While neoconservative ideology predominately revolves around the interests of Israel, there are other interwoven ideas that neoconservatives have developed that have been designed to secure support from conservative Americans. One of the ideas taken up by neocons has been the notion of ‘America Exceptionalism’ which, in it’s neoconservative incarnation, promotes American nationalism and the American system of democracy and capitalism and holds these values up as being values that all the world, particularly the Middle East, should aspire to.
While neoconservatism for many remains a somewhat vague ideological concept, there are certain characteristics that are common to all neoconservatives and at the top of the list of those characteristics are: an unswerving loyalty to expansionist Zionism and the concept of a Greater Israel in which Arabs have no place. For some neoconservatives this is quite explicit but for most neoconservatives, particularly in the commentariat, the notion of a Greater Israel is presented only vaguely and usually only by inference. Neoconservatives prominent in government will, as a matter of policy, deny that Israel has any expansionist dreams. One, however, only needs to look at the quickly diminishing map of areas of the West Bank that are available to Palestinians and the growth of Israeli settlements in the West Bank and the already annexed Golan Heights to see the reality of Zionist dreams.

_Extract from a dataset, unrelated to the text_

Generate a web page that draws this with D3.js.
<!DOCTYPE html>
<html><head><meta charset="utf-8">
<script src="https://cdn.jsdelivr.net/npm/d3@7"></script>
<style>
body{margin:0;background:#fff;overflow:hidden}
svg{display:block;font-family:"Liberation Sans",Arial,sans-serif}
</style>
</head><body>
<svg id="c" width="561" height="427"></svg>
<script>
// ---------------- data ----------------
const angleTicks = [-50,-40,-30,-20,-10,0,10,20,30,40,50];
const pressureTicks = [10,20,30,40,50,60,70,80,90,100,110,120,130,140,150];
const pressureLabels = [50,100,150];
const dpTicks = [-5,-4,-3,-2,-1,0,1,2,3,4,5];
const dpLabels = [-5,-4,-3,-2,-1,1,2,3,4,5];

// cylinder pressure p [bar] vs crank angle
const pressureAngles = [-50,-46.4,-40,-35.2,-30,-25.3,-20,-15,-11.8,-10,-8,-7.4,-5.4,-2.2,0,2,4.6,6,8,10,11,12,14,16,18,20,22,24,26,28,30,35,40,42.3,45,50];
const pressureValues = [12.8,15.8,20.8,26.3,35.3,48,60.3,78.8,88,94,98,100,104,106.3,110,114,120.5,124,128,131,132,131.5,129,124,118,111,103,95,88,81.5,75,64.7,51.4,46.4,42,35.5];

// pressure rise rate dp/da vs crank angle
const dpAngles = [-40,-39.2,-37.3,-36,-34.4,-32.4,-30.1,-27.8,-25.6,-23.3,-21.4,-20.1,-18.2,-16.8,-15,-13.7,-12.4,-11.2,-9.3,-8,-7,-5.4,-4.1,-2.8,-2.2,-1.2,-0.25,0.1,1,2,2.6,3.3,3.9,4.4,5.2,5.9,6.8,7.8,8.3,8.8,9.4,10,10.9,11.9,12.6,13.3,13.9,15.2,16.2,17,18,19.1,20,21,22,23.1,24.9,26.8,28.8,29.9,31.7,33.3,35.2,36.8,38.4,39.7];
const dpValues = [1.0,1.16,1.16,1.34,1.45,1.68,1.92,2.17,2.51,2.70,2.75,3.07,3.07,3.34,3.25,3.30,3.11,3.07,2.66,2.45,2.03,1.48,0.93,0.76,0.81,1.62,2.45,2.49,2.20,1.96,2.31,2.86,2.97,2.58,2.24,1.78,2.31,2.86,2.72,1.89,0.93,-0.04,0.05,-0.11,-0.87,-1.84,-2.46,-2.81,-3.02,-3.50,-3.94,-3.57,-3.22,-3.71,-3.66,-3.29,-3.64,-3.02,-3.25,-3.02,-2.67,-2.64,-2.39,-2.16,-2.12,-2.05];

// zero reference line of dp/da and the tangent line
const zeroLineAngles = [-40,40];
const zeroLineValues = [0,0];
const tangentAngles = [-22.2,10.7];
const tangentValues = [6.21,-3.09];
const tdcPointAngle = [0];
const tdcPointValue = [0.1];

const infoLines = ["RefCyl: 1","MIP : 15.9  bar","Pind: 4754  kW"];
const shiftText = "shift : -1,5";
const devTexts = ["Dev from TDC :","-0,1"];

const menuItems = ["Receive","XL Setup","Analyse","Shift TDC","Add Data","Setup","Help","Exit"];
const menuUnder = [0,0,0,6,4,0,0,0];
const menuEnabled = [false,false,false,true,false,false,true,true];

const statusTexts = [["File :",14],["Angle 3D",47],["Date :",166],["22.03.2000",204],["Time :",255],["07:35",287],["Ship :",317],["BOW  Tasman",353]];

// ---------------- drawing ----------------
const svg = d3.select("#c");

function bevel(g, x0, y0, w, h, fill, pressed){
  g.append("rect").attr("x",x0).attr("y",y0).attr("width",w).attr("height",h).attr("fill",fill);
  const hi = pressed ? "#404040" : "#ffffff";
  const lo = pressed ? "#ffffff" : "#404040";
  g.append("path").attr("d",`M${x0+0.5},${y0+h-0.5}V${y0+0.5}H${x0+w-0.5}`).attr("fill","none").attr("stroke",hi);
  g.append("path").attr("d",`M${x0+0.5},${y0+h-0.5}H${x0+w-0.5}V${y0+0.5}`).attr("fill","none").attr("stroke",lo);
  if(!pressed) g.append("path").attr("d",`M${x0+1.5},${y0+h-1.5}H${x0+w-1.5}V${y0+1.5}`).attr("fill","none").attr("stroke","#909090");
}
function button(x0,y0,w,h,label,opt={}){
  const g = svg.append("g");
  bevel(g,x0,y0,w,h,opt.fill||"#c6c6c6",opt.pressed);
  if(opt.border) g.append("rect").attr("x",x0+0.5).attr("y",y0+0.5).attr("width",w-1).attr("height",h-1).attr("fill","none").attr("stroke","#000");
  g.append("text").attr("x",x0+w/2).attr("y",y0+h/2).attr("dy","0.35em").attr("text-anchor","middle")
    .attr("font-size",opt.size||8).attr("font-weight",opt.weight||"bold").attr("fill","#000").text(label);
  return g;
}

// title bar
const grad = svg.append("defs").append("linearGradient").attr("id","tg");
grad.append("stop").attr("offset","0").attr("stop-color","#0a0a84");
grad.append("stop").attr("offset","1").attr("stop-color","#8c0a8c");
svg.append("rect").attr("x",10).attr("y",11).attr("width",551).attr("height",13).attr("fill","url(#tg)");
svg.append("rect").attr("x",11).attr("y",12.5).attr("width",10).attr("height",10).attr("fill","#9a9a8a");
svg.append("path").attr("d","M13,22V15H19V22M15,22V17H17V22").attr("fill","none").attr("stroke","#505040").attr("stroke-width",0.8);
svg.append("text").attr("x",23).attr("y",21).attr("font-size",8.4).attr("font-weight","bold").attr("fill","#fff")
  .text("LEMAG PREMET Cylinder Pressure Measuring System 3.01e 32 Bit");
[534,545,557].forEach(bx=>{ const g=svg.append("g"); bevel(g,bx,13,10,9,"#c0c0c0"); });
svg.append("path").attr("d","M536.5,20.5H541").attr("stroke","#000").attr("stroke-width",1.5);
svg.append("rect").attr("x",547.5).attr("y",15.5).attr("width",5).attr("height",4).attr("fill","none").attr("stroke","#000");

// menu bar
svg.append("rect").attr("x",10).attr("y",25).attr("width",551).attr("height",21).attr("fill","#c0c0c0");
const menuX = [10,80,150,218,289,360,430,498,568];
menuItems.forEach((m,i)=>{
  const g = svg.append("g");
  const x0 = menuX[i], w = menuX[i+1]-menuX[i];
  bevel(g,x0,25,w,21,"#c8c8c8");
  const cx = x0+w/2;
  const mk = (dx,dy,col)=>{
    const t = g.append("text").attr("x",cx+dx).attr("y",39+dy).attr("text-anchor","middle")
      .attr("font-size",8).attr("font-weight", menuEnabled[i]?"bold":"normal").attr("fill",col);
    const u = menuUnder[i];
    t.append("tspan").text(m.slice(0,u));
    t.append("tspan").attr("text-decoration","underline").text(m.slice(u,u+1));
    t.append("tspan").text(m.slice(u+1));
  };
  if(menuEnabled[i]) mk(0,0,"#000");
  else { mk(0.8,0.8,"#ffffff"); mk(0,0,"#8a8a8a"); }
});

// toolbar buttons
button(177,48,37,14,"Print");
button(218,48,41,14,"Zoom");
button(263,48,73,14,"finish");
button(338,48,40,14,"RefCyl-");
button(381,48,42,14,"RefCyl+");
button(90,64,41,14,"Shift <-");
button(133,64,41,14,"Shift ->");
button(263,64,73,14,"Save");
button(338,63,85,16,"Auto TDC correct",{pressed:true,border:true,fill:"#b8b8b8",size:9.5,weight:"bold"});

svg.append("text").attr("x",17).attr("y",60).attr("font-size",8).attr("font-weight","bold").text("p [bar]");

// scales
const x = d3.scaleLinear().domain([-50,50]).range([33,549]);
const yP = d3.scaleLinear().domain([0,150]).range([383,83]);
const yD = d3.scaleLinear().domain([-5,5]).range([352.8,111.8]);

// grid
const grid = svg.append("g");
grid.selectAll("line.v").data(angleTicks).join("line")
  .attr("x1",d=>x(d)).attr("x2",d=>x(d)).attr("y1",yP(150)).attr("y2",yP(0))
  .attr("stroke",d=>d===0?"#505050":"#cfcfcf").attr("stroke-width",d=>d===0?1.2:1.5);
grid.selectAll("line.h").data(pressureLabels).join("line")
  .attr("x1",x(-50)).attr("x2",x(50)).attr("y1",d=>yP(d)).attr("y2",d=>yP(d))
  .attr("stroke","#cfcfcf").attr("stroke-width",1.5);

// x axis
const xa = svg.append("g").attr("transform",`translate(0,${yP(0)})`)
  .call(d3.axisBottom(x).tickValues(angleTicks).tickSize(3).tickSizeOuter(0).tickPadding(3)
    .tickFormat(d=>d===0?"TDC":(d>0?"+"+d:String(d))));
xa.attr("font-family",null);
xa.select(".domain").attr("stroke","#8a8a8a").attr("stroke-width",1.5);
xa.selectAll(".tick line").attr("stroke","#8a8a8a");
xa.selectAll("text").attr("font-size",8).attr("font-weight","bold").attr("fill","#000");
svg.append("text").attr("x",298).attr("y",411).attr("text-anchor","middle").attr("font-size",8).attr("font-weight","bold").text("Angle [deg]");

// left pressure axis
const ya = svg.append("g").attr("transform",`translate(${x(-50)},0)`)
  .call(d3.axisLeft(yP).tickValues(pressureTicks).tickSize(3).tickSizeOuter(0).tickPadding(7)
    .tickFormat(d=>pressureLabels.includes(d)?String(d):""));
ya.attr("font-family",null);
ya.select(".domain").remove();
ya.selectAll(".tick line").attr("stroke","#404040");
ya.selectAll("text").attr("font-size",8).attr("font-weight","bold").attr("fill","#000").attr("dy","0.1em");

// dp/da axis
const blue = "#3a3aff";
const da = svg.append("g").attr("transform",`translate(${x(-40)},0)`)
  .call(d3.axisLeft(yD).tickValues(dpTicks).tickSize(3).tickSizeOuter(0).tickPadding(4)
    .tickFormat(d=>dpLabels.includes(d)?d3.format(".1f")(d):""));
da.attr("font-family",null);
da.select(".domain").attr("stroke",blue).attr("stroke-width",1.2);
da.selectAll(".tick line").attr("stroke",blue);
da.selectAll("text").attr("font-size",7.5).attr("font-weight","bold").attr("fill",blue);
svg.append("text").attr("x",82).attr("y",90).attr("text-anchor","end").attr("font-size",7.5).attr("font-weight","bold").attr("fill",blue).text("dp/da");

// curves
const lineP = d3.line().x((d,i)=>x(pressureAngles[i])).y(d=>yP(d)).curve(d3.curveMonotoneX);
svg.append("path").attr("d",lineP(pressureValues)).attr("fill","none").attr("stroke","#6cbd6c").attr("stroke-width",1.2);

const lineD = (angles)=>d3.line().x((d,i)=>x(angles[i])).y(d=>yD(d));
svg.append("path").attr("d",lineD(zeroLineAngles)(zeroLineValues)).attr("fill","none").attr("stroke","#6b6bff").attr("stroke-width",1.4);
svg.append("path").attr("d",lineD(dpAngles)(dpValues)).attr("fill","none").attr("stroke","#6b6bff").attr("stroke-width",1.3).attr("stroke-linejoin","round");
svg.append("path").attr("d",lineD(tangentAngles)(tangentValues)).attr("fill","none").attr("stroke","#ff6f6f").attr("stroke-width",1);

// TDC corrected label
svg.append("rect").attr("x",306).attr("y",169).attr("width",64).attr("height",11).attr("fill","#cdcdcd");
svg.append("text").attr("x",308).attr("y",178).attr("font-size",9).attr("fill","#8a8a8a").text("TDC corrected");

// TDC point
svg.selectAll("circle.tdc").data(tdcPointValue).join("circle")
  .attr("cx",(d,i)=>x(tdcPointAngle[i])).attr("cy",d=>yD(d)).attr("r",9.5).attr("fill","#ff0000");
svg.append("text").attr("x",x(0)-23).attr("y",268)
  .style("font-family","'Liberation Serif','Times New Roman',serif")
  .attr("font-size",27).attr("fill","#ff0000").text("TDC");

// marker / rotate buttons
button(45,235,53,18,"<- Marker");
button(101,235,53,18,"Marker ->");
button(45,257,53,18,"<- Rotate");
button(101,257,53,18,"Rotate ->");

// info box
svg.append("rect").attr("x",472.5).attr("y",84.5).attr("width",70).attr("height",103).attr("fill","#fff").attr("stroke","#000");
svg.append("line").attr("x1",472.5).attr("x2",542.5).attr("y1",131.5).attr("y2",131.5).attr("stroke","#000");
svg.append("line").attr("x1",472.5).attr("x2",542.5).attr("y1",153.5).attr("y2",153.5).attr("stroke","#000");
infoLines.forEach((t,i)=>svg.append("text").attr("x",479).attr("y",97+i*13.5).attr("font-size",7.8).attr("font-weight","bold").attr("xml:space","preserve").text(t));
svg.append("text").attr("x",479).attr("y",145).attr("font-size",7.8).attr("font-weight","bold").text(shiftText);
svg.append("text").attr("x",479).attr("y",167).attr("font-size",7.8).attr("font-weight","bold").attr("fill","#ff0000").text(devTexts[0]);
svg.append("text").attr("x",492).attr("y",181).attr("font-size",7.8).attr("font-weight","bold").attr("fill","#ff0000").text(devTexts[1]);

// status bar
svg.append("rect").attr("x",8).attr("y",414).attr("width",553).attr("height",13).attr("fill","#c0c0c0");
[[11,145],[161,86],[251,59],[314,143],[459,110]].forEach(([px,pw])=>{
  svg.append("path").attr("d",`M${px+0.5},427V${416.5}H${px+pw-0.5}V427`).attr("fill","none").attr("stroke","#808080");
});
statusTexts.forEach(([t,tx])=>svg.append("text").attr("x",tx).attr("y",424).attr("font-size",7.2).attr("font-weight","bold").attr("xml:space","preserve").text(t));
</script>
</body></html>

Israel’s modus operandi for realising its expansionist dreams is simple: Provoke Palestinians and Arabs in a myriad of small ways that don’t make headlines and then, when the Palestinians or Arabs retaliate, ensure that the retaliation makes the headlines around the world and pretend to be the victim thus justifying a militarily response which may include occupation and then retreat when things quieten down again giving the impression that occupation is only for ‘security purposes’, not territorial gain. This strategy of three steps forward and two steps back is played out over a long time until eventually there is a big enough war to justify permanent occupation, as in the West Bank, and eventual annexation, as in the Golan Heights.
After their success in the Golan Heights but failures in south Lebanon in the 1980s and again in 2006, the Zionists changed tack. They realise now that only a massive threat to their security can justify occupation. For the Israelis, the bigger the threat the better from now on – and there can be no bigger threat than an enemy nation threatening to ‘wipe you off the map with their nuclear weapons’. And Israel has no better ally than the neocons to perpetuate the myth of Iran ‘wiping Israel off the map with nuclear weapons’ thus providing the ultimate threat by which Israel, forever the victim, can react.

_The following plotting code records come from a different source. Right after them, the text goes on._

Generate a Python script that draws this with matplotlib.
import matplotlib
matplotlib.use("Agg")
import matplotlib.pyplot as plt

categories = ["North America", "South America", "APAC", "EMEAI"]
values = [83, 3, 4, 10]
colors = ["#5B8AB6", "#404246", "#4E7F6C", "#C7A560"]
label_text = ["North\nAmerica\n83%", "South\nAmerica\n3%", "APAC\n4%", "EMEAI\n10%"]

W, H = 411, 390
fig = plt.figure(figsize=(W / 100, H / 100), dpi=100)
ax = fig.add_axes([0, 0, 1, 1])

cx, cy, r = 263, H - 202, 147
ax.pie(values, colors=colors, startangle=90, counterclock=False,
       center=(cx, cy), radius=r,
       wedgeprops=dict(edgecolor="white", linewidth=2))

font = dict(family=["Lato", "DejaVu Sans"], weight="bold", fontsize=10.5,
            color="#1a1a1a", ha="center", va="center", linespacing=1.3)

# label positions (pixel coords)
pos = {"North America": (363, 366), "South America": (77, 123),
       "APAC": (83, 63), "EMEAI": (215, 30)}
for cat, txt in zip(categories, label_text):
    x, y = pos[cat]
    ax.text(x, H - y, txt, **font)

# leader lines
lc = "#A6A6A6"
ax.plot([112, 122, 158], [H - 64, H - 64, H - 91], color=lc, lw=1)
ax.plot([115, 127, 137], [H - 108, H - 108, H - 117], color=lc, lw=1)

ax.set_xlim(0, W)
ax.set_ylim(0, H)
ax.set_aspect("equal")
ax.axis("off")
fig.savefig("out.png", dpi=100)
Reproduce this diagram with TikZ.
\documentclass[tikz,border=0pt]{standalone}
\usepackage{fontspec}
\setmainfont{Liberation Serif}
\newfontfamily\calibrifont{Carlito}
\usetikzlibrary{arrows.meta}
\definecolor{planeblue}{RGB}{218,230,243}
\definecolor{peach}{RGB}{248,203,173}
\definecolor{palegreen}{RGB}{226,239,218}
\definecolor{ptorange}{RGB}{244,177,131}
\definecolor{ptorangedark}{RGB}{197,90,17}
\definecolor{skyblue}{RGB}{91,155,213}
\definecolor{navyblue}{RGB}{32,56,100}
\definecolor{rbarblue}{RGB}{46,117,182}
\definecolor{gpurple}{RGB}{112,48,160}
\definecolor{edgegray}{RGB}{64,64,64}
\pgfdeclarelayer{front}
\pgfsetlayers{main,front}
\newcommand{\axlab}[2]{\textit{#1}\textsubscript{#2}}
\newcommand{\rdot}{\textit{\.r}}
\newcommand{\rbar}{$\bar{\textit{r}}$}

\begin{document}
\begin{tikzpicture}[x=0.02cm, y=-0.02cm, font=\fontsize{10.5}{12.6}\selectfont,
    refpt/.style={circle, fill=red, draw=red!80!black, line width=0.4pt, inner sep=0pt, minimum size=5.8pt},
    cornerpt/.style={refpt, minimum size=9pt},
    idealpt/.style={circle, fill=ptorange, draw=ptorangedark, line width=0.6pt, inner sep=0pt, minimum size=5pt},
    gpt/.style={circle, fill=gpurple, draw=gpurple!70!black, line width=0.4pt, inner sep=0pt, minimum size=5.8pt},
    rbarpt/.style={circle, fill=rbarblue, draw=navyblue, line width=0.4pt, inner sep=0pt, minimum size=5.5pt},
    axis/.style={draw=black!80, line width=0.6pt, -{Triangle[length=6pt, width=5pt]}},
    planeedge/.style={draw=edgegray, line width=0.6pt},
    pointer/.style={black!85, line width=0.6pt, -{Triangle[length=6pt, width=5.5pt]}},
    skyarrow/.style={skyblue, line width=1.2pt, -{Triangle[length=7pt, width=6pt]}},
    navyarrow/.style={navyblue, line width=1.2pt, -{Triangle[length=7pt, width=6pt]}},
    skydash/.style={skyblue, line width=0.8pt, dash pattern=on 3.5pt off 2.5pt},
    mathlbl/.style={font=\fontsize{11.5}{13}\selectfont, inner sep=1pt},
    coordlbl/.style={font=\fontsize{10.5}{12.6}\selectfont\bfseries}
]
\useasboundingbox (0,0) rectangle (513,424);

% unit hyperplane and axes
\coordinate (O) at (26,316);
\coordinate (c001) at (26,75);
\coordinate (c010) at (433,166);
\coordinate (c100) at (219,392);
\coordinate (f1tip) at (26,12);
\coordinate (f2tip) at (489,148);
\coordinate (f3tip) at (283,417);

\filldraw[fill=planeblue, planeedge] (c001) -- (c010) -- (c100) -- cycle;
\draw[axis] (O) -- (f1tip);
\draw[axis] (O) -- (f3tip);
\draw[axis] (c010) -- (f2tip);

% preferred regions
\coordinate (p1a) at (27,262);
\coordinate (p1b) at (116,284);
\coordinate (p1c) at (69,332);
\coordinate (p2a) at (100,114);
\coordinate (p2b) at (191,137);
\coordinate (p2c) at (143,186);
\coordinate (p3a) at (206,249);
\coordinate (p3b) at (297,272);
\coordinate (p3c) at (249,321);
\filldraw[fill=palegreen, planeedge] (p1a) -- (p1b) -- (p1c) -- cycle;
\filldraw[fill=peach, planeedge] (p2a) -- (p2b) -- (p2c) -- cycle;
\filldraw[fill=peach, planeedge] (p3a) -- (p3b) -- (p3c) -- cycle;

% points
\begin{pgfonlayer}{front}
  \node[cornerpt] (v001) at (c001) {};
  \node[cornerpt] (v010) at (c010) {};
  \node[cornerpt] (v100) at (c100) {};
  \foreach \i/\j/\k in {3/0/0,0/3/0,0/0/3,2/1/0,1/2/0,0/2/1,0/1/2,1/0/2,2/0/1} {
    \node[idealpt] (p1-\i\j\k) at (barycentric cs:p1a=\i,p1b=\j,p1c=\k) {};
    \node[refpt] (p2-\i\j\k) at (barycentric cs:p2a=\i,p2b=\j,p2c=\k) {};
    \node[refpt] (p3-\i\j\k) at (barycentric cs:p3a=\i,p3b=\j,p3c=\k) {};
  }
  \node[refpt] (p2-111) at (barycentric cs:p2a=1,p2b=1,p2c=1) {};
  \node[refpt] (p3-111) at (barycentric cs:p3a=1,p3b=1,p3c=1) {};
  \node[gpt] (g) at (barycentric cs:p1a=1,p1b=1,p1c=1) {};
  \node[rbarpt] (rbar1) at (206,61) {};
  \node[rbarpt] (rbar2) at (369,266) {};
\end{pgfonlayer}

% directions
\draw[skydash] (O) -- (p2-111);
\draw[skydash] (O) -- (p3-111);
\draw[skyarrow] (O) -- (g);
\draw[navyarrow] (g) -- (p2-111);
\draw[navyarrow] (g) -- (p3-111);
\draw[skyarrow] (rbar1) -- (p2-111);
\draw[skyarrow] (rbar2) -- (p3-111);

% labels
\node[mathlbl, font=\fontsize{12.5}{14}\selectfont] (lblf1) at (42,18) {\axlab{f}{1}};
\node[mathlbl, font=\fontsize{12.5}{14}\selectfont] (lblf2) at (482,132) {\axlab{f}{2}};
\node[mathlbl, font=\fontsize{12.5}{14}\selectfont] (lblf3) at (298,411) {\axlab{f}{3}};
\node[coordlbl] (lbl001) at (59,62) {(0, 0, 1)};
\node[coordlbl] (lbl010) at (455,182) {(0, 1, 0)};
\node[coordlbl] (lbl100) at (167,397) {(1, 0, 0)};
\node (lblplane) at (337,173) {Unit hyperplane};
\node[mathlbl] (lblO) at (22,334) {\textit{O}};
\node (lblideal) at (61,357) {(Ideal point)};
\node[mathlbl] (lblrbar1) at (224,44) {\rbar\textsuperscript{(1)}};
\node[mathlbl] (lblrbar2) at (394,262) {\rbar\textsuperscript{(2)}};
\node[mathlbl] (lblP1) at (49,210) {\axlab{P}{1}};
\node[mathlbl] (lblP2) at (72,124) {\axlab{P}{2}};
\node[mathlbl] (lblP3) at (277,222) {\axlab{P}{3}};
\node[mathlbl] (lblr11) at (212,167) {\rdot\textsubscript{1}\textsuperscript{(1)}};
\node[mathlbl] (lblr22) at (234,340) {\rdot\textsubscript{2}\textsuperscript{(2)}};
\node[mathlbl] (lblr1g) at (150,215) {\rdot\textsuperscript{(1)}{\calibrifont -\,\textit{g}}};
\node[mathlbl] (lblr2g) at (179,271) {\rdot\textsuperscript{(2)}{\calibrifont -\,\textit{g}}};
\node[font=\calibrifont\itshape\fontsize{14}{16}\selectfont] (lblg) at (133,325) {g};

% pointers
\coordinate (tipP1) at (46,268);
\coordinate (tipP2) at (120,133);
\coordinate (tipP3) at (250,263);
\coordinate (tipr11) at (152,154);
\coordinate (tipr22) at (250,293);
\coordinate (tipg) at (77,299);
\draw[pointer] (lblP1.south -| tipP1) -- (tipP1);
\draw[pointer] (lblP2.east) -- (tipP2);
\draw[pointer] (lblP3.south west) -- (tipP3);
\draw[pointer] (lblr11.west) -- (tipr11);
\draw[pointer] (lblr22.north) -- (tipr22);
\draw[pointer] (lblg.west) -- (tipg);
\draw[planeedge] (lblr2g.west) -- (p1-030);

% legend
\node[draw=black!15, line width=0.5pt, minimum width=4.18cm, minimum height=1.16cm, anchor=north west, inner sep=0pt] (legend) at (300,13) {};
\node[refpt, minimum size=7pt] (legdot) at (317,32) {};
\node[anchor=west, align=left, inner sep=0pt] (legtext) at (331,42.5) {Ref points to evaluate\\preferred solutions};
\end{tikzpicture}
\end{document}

By attacking Iran, Israel hopes that the resulting turmoil created in a quickly escalating war that will drag in the US will provide enough cover for Israel to deal with all of its enemies including Hamas in the Gaza Strip, Hezbollah in Lebanon and any resistance in the West Bank. Israel will use such circumstances to massively occupy all of these places on a more permanent basis using the war to deport Palestinians out of the Gaza into the Sinai peninsula and possibly out of the West Bank into Jordan. Meanwhile, the Israelis will leave it to the Americans to effect ‘regime change’ in Iran and Syria. Egypt will be both threatened if it tries to intervene and rewarded financially by the US if it co-operates. Judging by the latest events in the Sinai peninsula, it seems the current Egyptian government that overthrew the elected Egyptian President Mohamed Morsi has opted to co-operate with Israel.
It is the neoconservatives who are driving the wars in the Middle East – and, while Americans are expected to pay for it, it is all only in Israel’s interests. And, in the end, it will be the people of the Middle East that suffer – Jews and Arabs alike – regardless of who wins or loses.